The fine announced Thursday is linked to the July 2012 recall of nearly 485,000 Ford Escape SUVs from the 2001 to 2004 model years. The SUVs, equipped with 3-Liter V-6 engines, were recalled to fix sticking gas pedals that could cause crashes.
Toyota paid the same amount in a case involving a delayed recall last year. It’s the maximum fine that safety regulators are allowed to levy against an automaker.
The National Highway Traffic Safety Administration contends that Ford knew about the problem in May of 2011, but failed to take action until the agency began investigating the Escapes in July of 2012. The probe was started after a teenage Arizona girl died in an Escape crash in January of last year.
NHTSA said that Ford agreed to the recall in late July of 2012, just a week after investigators asked for information on the Escapes. After Ford turned over the data, NHTSA found evidence that Ford responded slowly and told the company it would investigate. Ford then agreed to the fine, NHTSA said.
"It is our job to ensure that manufacturers are held accountable to address safety issues promptly and responsively," NHTSA said. "Recalls are a serious safety matter."
At the time of the recall, NHTSA said it had 68 complaints about the Escape problem, including 13 crashes, nine injuries and one death.
Ford said in a statement that it agreed to pay the fine to avoid a long dispute with NHTSA. Spokeswoman Kelli Felker said in the Escape case, Ford faced a complex situation with a low number of complaints. The problem was compounded by improper repairs made to the vehicles, she said.
"We are absolutely committed to addressing potential vehicle issues and responding quickly for our customers," Felker said Thursday.
On the older Escapes, which are completely different from the redesigned 2013 models, the cruise control cables can snag on the plastic cover atop the engine and cause the gas pedals to stick. For the problem to happen, the pedals must be pushed to or near the floor, and the cruise control cables must have been bent or moved from their original position, Ford said at the time. Cable positions can be changed when the SUVs are serviced, the company noted.

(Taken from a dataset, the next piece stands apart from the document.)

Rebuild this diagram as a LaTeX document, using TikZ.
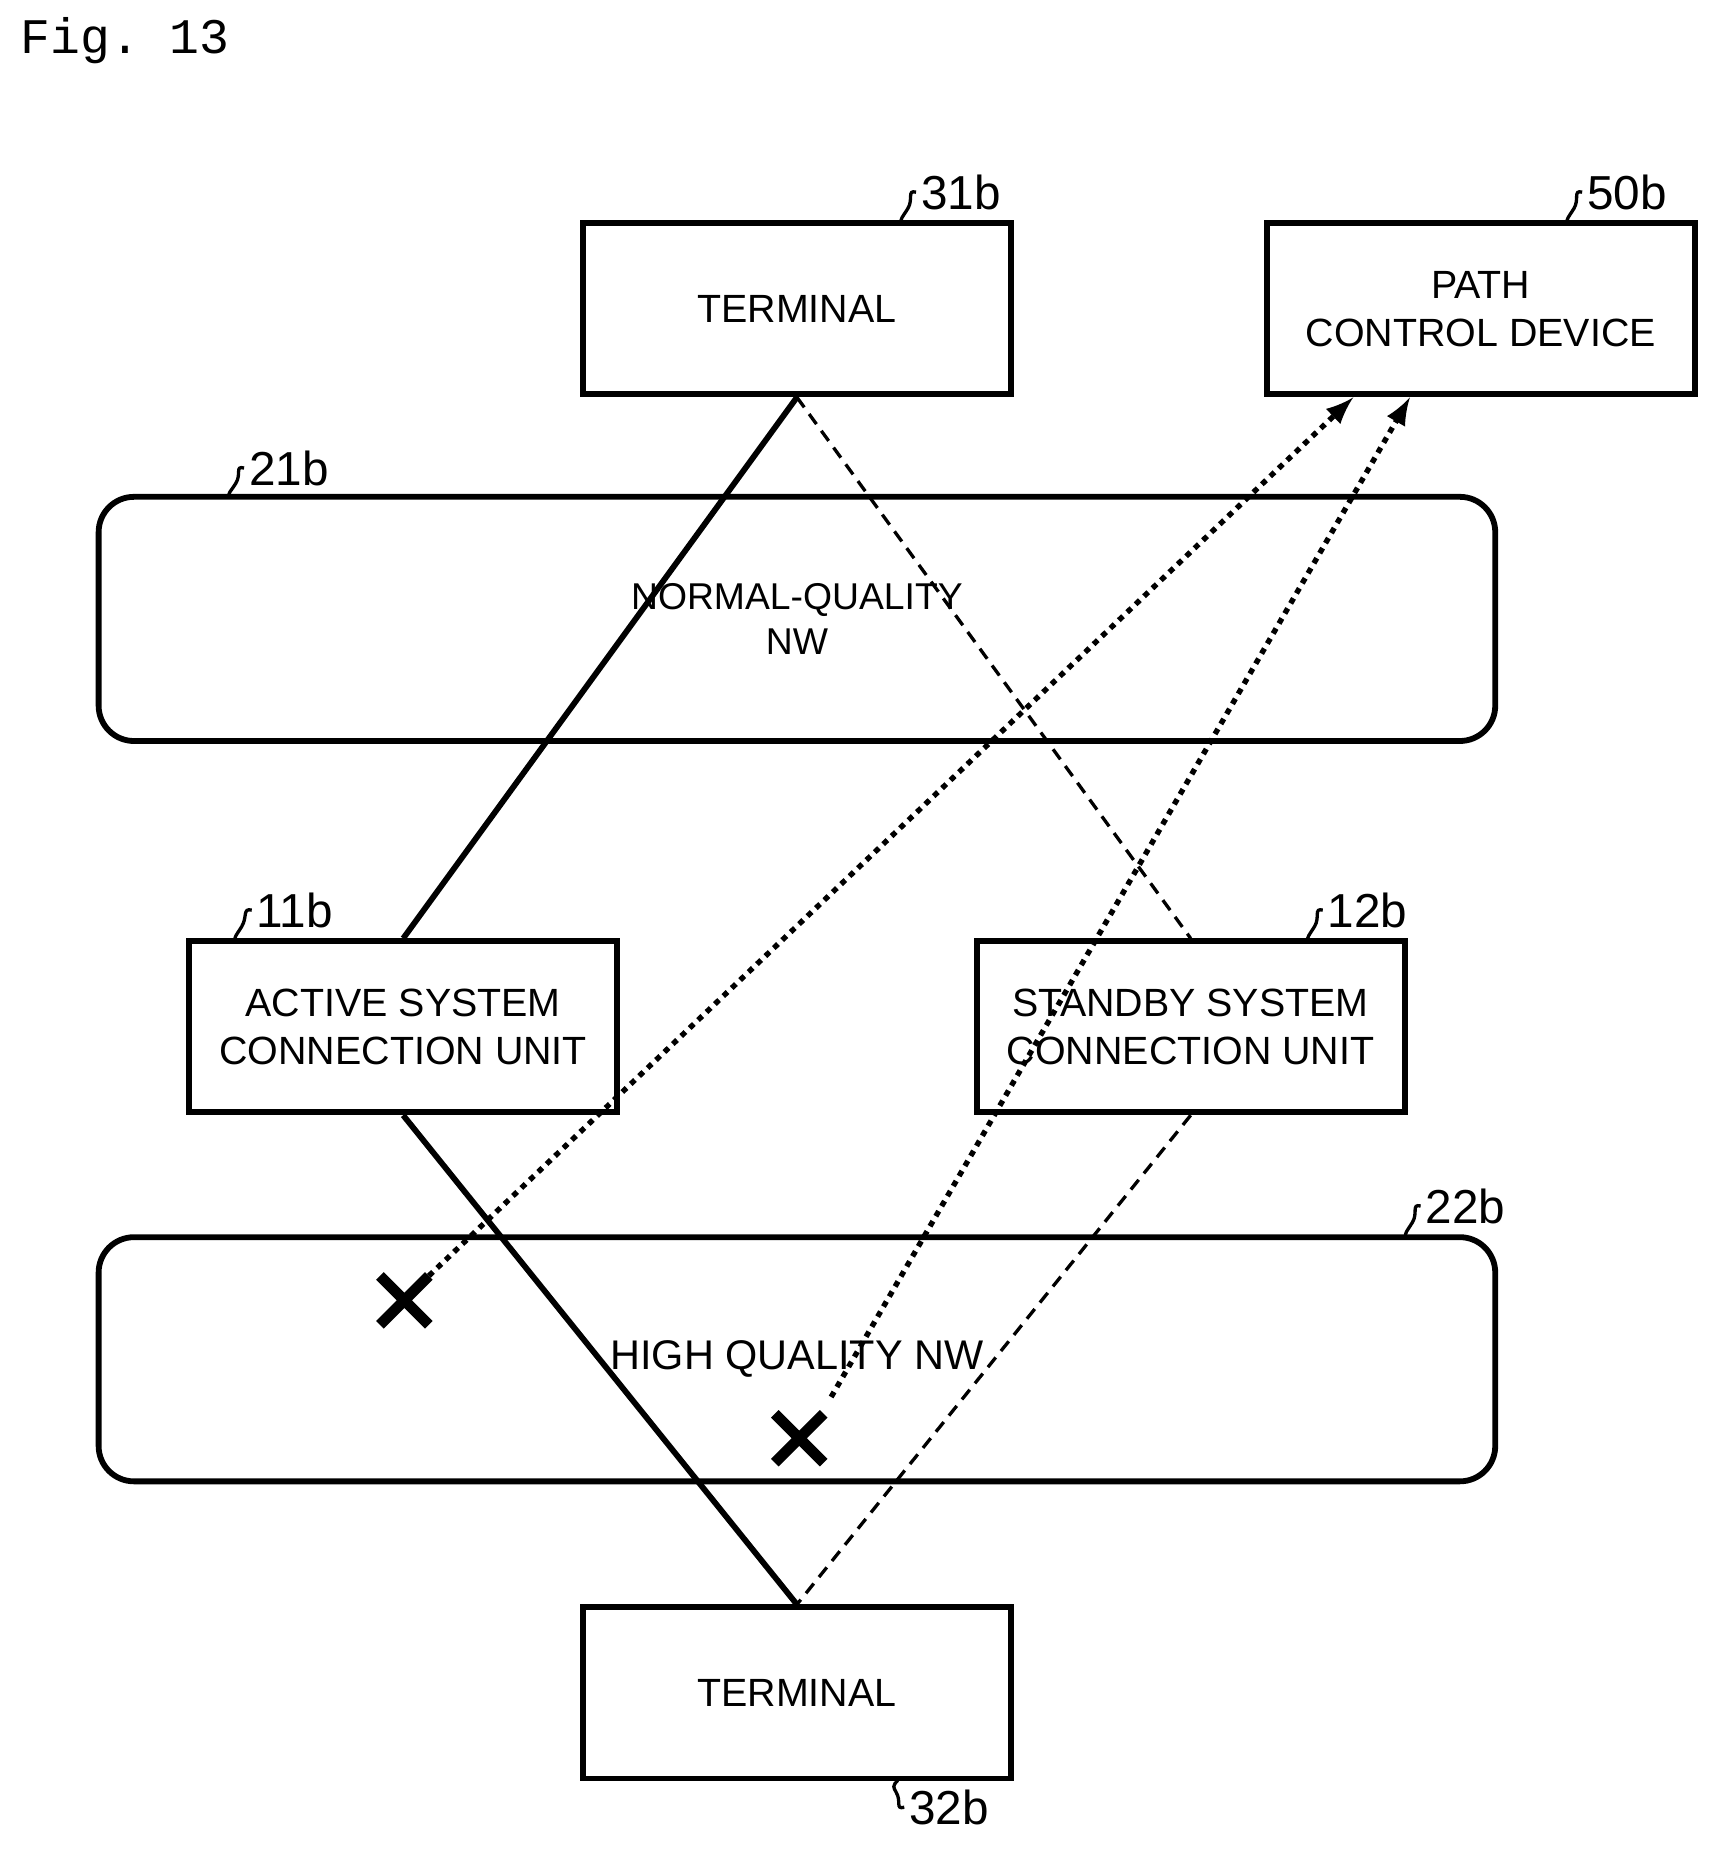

Dealers were to replace the fasteners on the engine cover, raising them so there’s plenty of room for the cruise control cable.
NHTSA said when the Escapes were recalled that investigators would look into whether the sticky throttles could have been caused by repairs made as part of a 2004 recall to fix an accelerator cable defect.

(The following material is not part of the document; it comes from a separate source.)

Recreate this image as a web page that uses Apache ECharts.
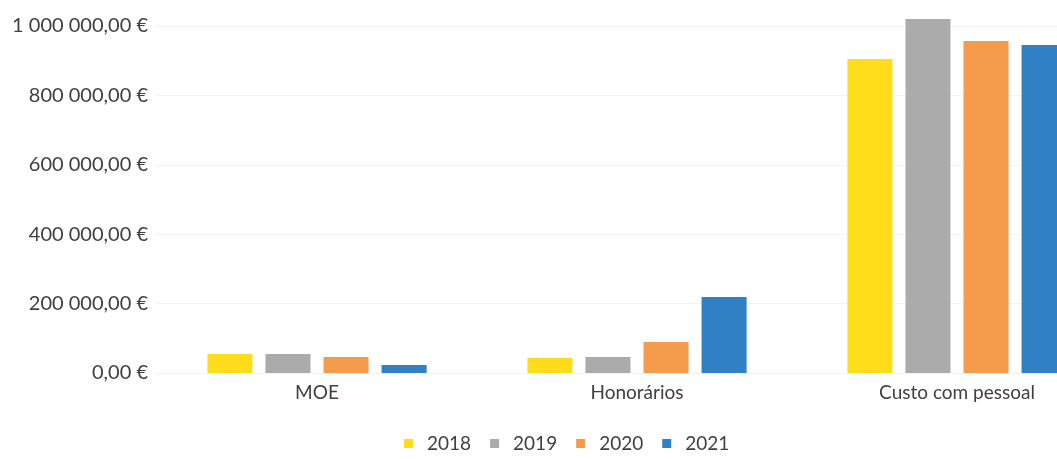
<!DOCTYPE html>
<html>
<head>
<meta charset="utf-8">
<script src="https://cdn.jsdelivr.net/npm/echarts@6/dist/echarts.min.js"></script>
<style>
  html, body { margin: 0; padding: 0; background: #fff; overflow: hidden; }
  /* o gráfico original está cortado à direita: a tela é mais larga que a janela */
  #chart { width: 1125px; height: 459px; }
</style>
</head>
<body>
<div id="chart"></div>
<script>
// Categorias e valores
const categories = ['MOE', 'Honorários', 'Custo com pessoal'];
const years = ['2018', '2019', '2020', '2021'];
const values2018 = [55000, 43000, 905000];
const values2019 = [55000, 46000, 1020000];
const values2020 = [46000, 89000, 957000];
const values2021 = [23000, 219000, 945000];
const yTicks = [0, 200000, 400000, 600000, 800000, 1000000];

const colors = ['#FFDD1A', '#ABABAB', '#F59B4C', '#2F80C4'];
const seriesValues = [values2018, values2019, values2020, values2021];

// formato pt-PT: espaços nos milhares, vírgula decimal
function formatEuro(v) {
    const parts = v.toFixed(2).split('.');
    const int = parts[0].replace(/\B(?=(\d{3})+(?!\d))/g, ' ');
    return int + ',' + parts[1] + ' €';
}

const chart = echarts.init(document.getElementById('chart'));

chart.setOption({
    animation: false,
    textStyle: { fontFamily: 'Lato, "Open Sans", sans-serif' },
    color: colors,
    legend: {
        data: years,
        left: 399,
        top: 429,
        itemWidth: 9,
        itemHeight: 9,
        itemGap: 19,
        icon: 'rect',
        textStyle: { fontSize: 19, color: '#404040', padding: [0, 0, 0, 9] }
    },
    grid: {
        left: 157,
        width: 960,
        top: 26,
        bottom: 86,
        containLabel: false
    },
    xAxis: {
        type: 'category',
        data: categories,
        axisLine: { show: false },
        axisTick: { show: false },
        axisLabel: { fontSize: 19, color: '#404040', margin: 10 }
    },
    yAxis: {
        type: 'value',
        min: yTicks[0],
        max: yTicks[yTicks.length - 1],
        interval: 200000,
        axisLine: { show: false },
        axisTick: { show: false },
        axisLabel: {
            fontSize: 20,
            color: '#404040',
            margin: 9,
            formatter: formatEuro
        },
        splitLine: { lineStyle: { color: '#f3f3f3', width: 1 } }
    },
    series: years.map((y, i) => ({
        name: y,
        type: 'bar',
        data: seriesValues[i],
        barWidth: 45,
        barGap: '29%',
        clip: false
    }))
});
</script>
</body>
</html>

Felker urged Escape owners who have not had their SUVs repaired to take them to a dealer as soon as possible.
Last December, Toyota paid a $17.35 million fine for failing to quickly report problems to NHTSA and for delaying a safety recall. At the time, it was the largest single fine ever assessed against a car company over safety defects. In 2010, Toyota paid a total of $48.8 million in fines for three similar violations.
The fines are a tiny fraction of both companies’ earnings. Last week Ford said it made $1.23 billion in the second quarter, while Toyota made $3.2 billion in the first quarter.
Toyota said it agreed to pay the penalty without admitting any violation of the law. It also pledged to strengthen data collection and evaluation to make sure it takes action more quickly.